Parce que le combat pour la liberté n’est pas un compte d’exploitation rationnel, Nomzamo Winifred Zanyiwe Winnie Madikizela-Mandela plus connue sous le nom de Winnie Mandela a incarné jusqu’à son ultime souffle, les honneurs et les désillusions du camp qui a combattu l’odieux système de l’Apartheid.
Sa disparition, annoncée ce 2 avril 2018, dans une Afrique du Sud libérée mais en proie, aujourd’hui plus que jamais, aux inégalités et à la pauvreté, rappelle au président Cyril Ramaphosa, nouvellement élu, les nombreuses attentes d’un peuple trompé par des politiciens qui confondent politique et business.
Disparue à l’âge de 81 ans, Winnie Mandela s’était mariée avec Nelson Mandela en 1958. Le couple s’est séparé en 1992 dans ce qui était un divorce aussi politique.
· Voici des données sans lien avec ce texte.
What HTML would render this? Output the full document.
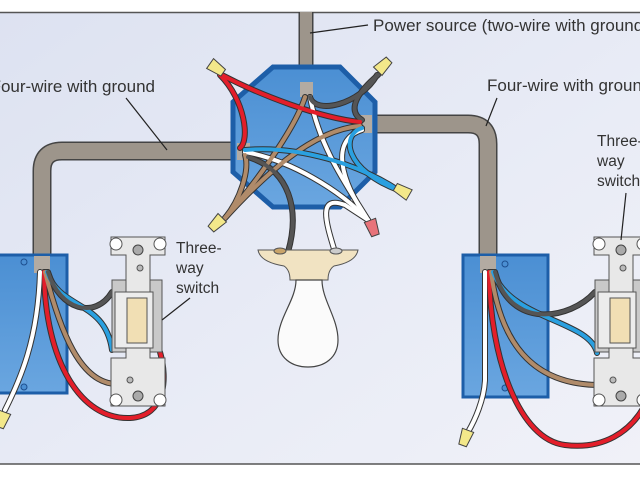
<!DOCTYPE html>
<html><head><meta charset="utf-8"><style>html,body{margin:0;padding:0;background:#fff}svg{display:block}</style></head>
<body>
<svg width="640" height="480" viewBox="0 0 640 480" xmlns="http://www.w3.org/2000/svg" font-family="Liberation Sans, sans-serif">
<defs>
<linearGradient id="bg" x1="0" y1="0" x2="1" y2="1"><stop offset="0" stop-color="#dde2f1"/><stop offset="0.6" stop-color="#e9ecf6"/><stop offset="1" stop-color="#f0f1f8"/></linearGradient>
<linearGradient id="box" x1="0" y1="0" x2="0" y2="1"><stop offset="0" stop-color="#4b8fd3"/><stop offset="1" stop-color="#6aa6e0"/></linearGradient>
<g id="sw">
  <rect x="12" y="50" width="50" height="72" fill="#c9c9c9" stroke="#555" stroke-width="1"/>
  <path d="M11,7 h54 v18 h-15 v103 h15 v48 h-54 v-48 h15 v-103 h-15 z" fill="#e8e8e8" stroke="#555" stroke-width="1"/>
  <circle cx="16" cy="14" r="6" fill="#fff" stroke="#555"/><circle cx="60" cy="14" r="6" fill="#fff" stroke="#555"/>
  <circle cx="16" cy="170" r="6" fill="#fff" stroke="#555"/><circle cx="60" cy="170" r="6" fill="#fff" stroke="#555"/>
  <circle cx="38" cy="20" r="5" fill="#aaa" stroke="#444"/><circle cx="38" cy="166" r="5" fill="#aaa" stroke="#444"/>
  <rect x="15" y="62" width="38" height="56" fill="#ececec" stroke="#555"/>
  <rect x="27" y="68" width="20" height="45" fill="#f1dfb4" stroke="#555"/>
  <circle cx="40" cy="38" r="3" fill="#bbb" stroke="#555"/><circle cx="30" cy="150" r="3" fill="#bbb" stroke="#555"/>
</g>
</defs>
<rect x="0" y="12" width="640" height="452" fill="url(#bg)"/>
<line x1="0" y1="12.5" x2="640" y2="12.5" stroke="#555" stroke-width="1.5"/>
<line x1="0" y1="464" x2="640" y2="464" stroke="#555" stroke-width="1.5"/>

<g fill="none" stroke-linecap="butt">
<path d="M248,151 H62 Q42,151 42,171 V272" stroke="#444" stroke-width="19"/>
<path d="M248,151 H62 Q42,151 42,171 V272" stroke="#9d958b" stroke-width="16"/>
<path d="M360,124 H468 Q488,124 488,144 V272" stroke="#444" stroke-width="19"/>
<path d="M360,124 H468 Q488,124 488,144 V272" stroke="#9d958b" stroke-width="16"/>
<path d="M306,12 V90" stroke="#444" stroke-width="15"/>
<path d="M306,12 V90" stroke="#9d958b" stroke-width="12"/>
</g>

<polygon points="273,67 340,67 375,102 375,172 340,207 273,207 233,172 233,102" fill="url(#box)" stroke="#1d5ea8" stroke-width="5"/>
<rect x="300" y="82" width="13" height="15" fill="#b3aba2"/>
<rect x="237" y="143" width="13" height="17" fill="#b3aba2"/>
<rect x="360" y="115" width="12" height="18" fill="#b3aba2"/>

<rect x="-5" y="255" width="72" height="138" fill="url(#box)" stroke="#1d5ea8" stroke-width="3"/>
<rect x="463" y="255" width="85" height="142" fill="url(#box)" stroke="#1d5ea8" stroke-width="3"/>
<circle cx="24" cy="262" r="3" fill="#4b8fd3" stroke="#1d4f8f"/><circle cx="24" cy="387" r="3" fill="#4b8fd3" stroke="#1d4f8f"/>
<circle cx="505" cy="264" r="3" fill="#4b8fd3" stroke="#1d4f8f"/><circle cx="505" cy="388" r="3" fill="#4b8fd3" stroke="#1d4f8f"/>
<rect x="34" y="256" width="16" height="17" fill="#b3aba2"/>
<rect x="480" y="256" width="16" height="17" fill="#b3aba2"/>

<g fill="none" stroke-linecap="round">
<g stroke="#333" stroke-width="6">
<path d="M310,97 C320,150 350,190 368,220"/><path d="M245,152 C290,160 340,190 368,220"/><path d="M362,130 C330,140 340,180 368,220"/>
<path d="M305,97 C295,130 250,190 225,218"/><path d="M360,126 C310,130 260,180 225,218"/><path d="M245,155 C250,170 240,200 225,218"/>
<path d="M245,150 C300,145 360,165 398,190"/><path d="M362,128 C340,135 345,170 398,190"/>
<path d="M310,97 C315,115 360,105 377,75"/><path d="M362,120 C345,110 360,90 378,75"/>
<path d="M222,75 C260,95 320,118 360,122"/><path d="M220,75 C245,100 250,140 240,148"/>
<path d="M288,252 C300,210 290,170 248,157"/><path d="M335,252 C325,220 318,195 345,205 L368,220"/>
</g>
<g stroke-width="4">
<path d="M310,97 C320,150 350,190 368,220" stroke="#fff"/><path d="M245,152 C290,160 340,190 368,220" stroke="#fff"/><path d="M362,130 C330,140 340,180 368,220" stroke="#fff"/>
<path d="M305,97 C295,130 250,190 225,218" stroke="#b08b6a"/><path d="M360,126 C310,130 260,180 225,218" stroke="#b08b6a"/><path d="M245,155 C250,170 240,200 225,218" stroke="#b08b6a"/>
<path d="M245,150 C300,145 360,165 398,190" stroke="#2aa0e0"/><path d="M362,128 C340,135 345,170 398,190" stroke="#2aa0e0"/>
<path d="M310,97 C315,115 360,105 377,75" stroke="#555"/><path d="M362,120 C345,110 360,90 378,75" stroke="#555"/>
<path d="M222,75 C260,95 320,118 360,122" stroke="#e31e2a"/><path d="M220,75 C245,100 250,140 240,148" stroke="#e31e2a"/>
<path d="M288,252 C300,210 290,170 248,157" stroke="#555"/><path d="M335,252 C325,220 318,195 345,205 L368,220" stroke="#fff"/>
</g>
<g stroke="#333" stroke-width="6">
<path d="M40,272 C38,340 20,380 5,410"/><path d="M44,272 C45,360 80,420 130,418 C165,416 168,380 160,352"/>
<path d="M45,272 C60,330 80,385 118,384"/><path d="M47,272 C60,310 105,300 112,350"/><path d="M48,272 C60,310 95,320 112,292"/>
<path d="M485,272 L485,380 C484,400 475,420 468,432"/><path d="M489,272 C490,360 520,440 565,445 C605,450 630,430 642,410"/>
<path d="M491,272 C500,340 530,385 600,385"/><path d="M493,272 C510,320 590,320 597,353"/><path d="M495,272 C510,330 570,320 595,292"/>
</g>
<g stroke-width="4">
<path d="M40,272 C38,340 20,380 5,410" stroke="#fff"/><path d="M44,272 C45,360 80,420 130,418 C165,416 168,380 160,352" stroke="#e31e2a"/>
<path d="M45,272 C60,330 80,385 118,384" stroke="#b08b6a"/><path d="M47,272 C60,310 105,300 112,350" stroke="#2aa0e0"/><path d="M48,272 C60,310 95,320 112,292" stroke="#555"/>
<path d="M485,272 L485,380 C484,400 475,420 468,432" stroke="#fff"/><path d="M489,272 C490,360 520,440 565,445 C605,450 630,430 642,410" stroke="#e31e2a"/>
<path d="M491,272 C500,340 530,385 600,385" stroke="#b08b6a"/><path d="M493,272 C510,320 590,320 597,353" stroke="#2aa0e0"/><path d="M495,272 C510,330 570,320 595,292" stroke="#555"/>
</g>
</g>

<g stroke="#444" stroke-width="1">
<path d="M-6,-6 L6,-6 L4,10 L-4,10 Z" fill="#f3e88a" transform="translate(215,67) rotate(-55)"/>
<path d="M-6,-6 L6,-6 L4,10 L-4,10 Z" fill="#f3e88a" transform="translate(382,67) rotate(-135)"/>
<path d="M-6,-6 L6,-6 L4,10 L-4,10 Z" fill="#f3e88a" transform="translate(404,192) rotate(120)"/>
<path d="M-6,-6 L6,-6 L4,10 L-4,10 Z" fill="#f3e88a" transform="translate(218,222) rotate(45)"/>
<path d="M-6,-6 L6,-6 L4,10 L-4,10 Z" fill="#e8737a" transform="translate(372,226) rotate(-20)"/>
<path d="M-6,-6 L6,-6 L4,10 L-4,10 Z" fill="#f3e88a" transform="translate(3,418) rotate(20)"/>
<path d="M-6,-6 L6,-6 L4,10 L-4,10 Z" fill="#f3e88a" transform="translate(466,436) rotate(20)"/>
</g>

<path d="M258,250 H358 Q356,262 334,266 Q328,270 328,280 H290 Q290,270 284,266 Q260,262 258,250 Z" fill="#f1e3c2" stroke="#555"/>
<path d="M296,280 C296,300 278,318 278,340 C278,358 292,367 308,367 C324,367 338,358 338,340 C338,318 322,300 322,280 Z" fill="#fbfbfb" stroke="#444" stroke-width="1.2"/>
<ellipse cx="280" cy="251" rx="6" ry="3" fill="#c9a46a" stroke="#555"/><ellipse cx="336" cy="251" rx="6" ry="3" fill="#ccc" stroke="#555"/>

<use href="#sw" transform="translate(100,230)"/>
<use href="#sw" transform="translate(583,230)"/>

<g fill="#333" font-size="17">
<text x="373" y="31">Power source (two-wire with ground)</text>
<text x="155" y="92" text-anchor="end">Four-wire with ground</text>
<text x="487" y="91">Four-wire with ground</text>
</g>
<g fill="#333" font-size="15.5">
<text x="176" y="253">Three-</text><text x="176" y="273">way</text><text x="176" y="293">switch</text>
<text x="597" y="146">Three-</text><text x="597" y="166">way</text><text x="597" y="186">switch</text>
</g>
<g stroke="#222" stroke-width="1.2">
<line x1="310" y1="33" x2="368" y2="25"/>
<line x1="126" y1="98" x2="167" y2="150"/>
<line x1="497" y1="98" x2="486" y2="126"/>
<line x1="190" y1="298" x2="162" y2="320"/>
<line x1="626" y1="193" x2="621" y2="240"/>
</g>
</svg>
</body></html>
A l’inverse du réalisme de Mandela, Winnie incarnait une option plus radicale. Militante de l’ANC, elle restera aux côtés de son mari et le soutiendra sans faille durant les vingt-sept années de prison de celui-ci.
Pendant les années de lutte, Winnie est associée aux fameux supplices du pneu consistant à brûler les supposés traîtres noirs. Les témoignages accablants de ses complices devant la Commission Vérité et Réconciliation achèveront d’isoler définitivement Winnie Mandela. Celle qui donna tant à la lutte de l’Apartheid a pour ainsi directeur assumé le côté sombre de toute lutte révolutionnaire.
Un divorce familial et politique
En avril 1992, Nelson Mandela annonce sa séparation d’avec sa femme et met fin à leurs 38 ans de mariage. Le divorce est prononcé en mars 1996.
« J’ai été l’homme le plus seul qui soit », dira Mandela alors que des rumeurs d’infidélité entouraient son ex-femme. Celle qui est devenue Madikizela-Mandela présidera la ligue des femmes de l’ANC de 1993 à 1997. Vice -ministre des Arts, de la Culture, de la Science et des Technologies, elle démissionne en 1994 à la suite d’accusations de corruption. Elle reste populaire auprès de la base radicale de l’ANC, celle qui refuse la collaboration du gouvernement noir avec les colons blancs.
Femme complexe en dépit de son discours radical contre les Blancs, elle montre une réelle tristesse lors de l’assassinat de Marike de Klerk, l’ancienne épouse du dernier président blanc Frederik de Klerk, qu’elle qualifia de grande amie.
En 2003, elle est reconnue coupable par la justice sud-africaine de 43 accusations de fraudes, de 25 accusations de vols et est condamnée à quatre ans de prison. Récemment, Winnie fustigeait le train de vie des dignitaires de l’ANC: «Ce qui se passe contredit totalement ce pourquoi nous nous sommes battus. Maintenant, notre combat porte sur le nombre de voitures au garage et l’épaisseur de notre portefeuille d’actions dans l’industrie minière». Il y avait manifestement deux Winnie Mandela. L’histoire reconnaîtra la sienne.